The original use of the phrase can be attributed to a police officer dealing with a suspect who is confident (rightfully or wrongfully) that the charges he is facing won’t hold up in court. The officer’s response is that although said suspect may ultimately win in court (“beat the rap”), he’s still arresting him and he’s getting a “ride” to jail. Scott’s blog serves as a respected watchdog for the Texas Criminal Justice System and his well-researched posts delve into the inequities in the System as they apply to prisons, prosecution, and police (amongst other topics). Scott’s blurb points out that even if nothing is ultimately done about the issues he highlights, at least they will experience the “ride” of being brought to public attention.
As someone who has occasionally clashed with Grits on some issues and found himself on the ride side of the blog, I can attest that the “ride” is not much fun.
Although the phrase “you may beat the rap, but you won’t beat the ride” might be considered innocuous enough, it actually highlights an ethical issue that prosecutors must deal with quite frequently in their careers — what do you do with the case where you don’t think you can prove it to a jury beyond a reasonable doubt?
From an ethical standpoint, the answer is clear. If a prosecutor knows that he or she can’t prove a case, then he or she has a duty to dismiss it. The burden of proof for a criminal charge is proof beyond a reasonable doubt and that standard applies from Capital Murder all the way down to a speeding ticket. If the burden can be met, so be it. But anything South of Reasonable Doubt is Not Guilty in the eyes of the law.
As I learned from the late great Professor Irene Rosenberg during my Criminal Procedure class at the University of Houston in the last Millenium, the Criminal Justice System is a series of moments involving the exercising of discretion — from the cop who decides whether or not to pull over a vehicle all the way to the juror who decides to convict or acquit.
No one in the entirety of the System, Professor Rosenberg noted, has more Power of Discretion than the Prosecutor.

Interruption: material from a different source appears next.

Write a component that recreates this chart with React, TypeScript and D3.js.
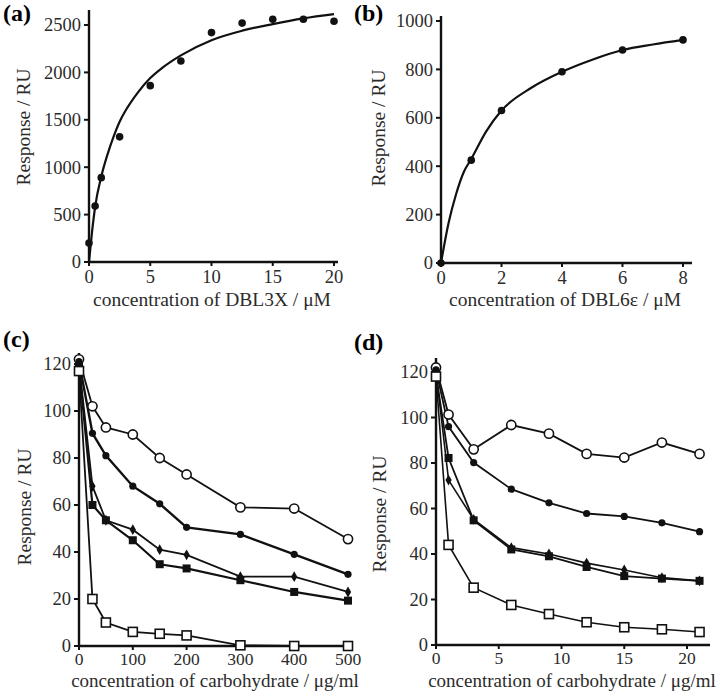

The Prosecutor can decide whether or not to file charges. The Prosecutor can decide whether or not to dismiss charges. The Prosecutor can decide what plea bargain offer to make and no one can force them to change that offer. The Prosecutor can choose what evidence can ethically be put forward. The Prosecutor can decide what the definition of “ethically put forward” means. The power is not absolute. There are checks and balances to it, obviously.
But pound for pound, a prosecutor’s discretion is so powerful that incoming baby prosecutors in Harris County used to receive a book entitled “A Prosecutor’s Discretion” that we had to read as a job requirement.
The erroneous counter-argument to the principle that a prosecutor should dismiss any case he or she knows they can’t prove is a cynical view of the phrase “everyone deserves their day in court.” Under this argument, a prosecutor knows she can’t prove her case, but thinks that the Defendant should learn the valuable lesson of having the shit scared out of him by sitting through a trial anyway. That’s what courts are for, right?
If the proponent of a criminal case (the prosecutor for the State) doesn’t even believe there is enough evidence to proceed forward, then they shouldn’t be advocating otherwise to a jury — even (and this is key) even if they 100% believe that the Accused is factually guilty. A case without sufficient evidence shouldn’t be filed regardless of a police officer’s or prosecutor’s intuitive belief of a suspect’s guilt.
A case should also not be filed to play to public sentiment, and it damn sure shouldn’t be filed for political benefit.
This is a fact that seems to be lost on Harris County District Attorney Kim Ogg.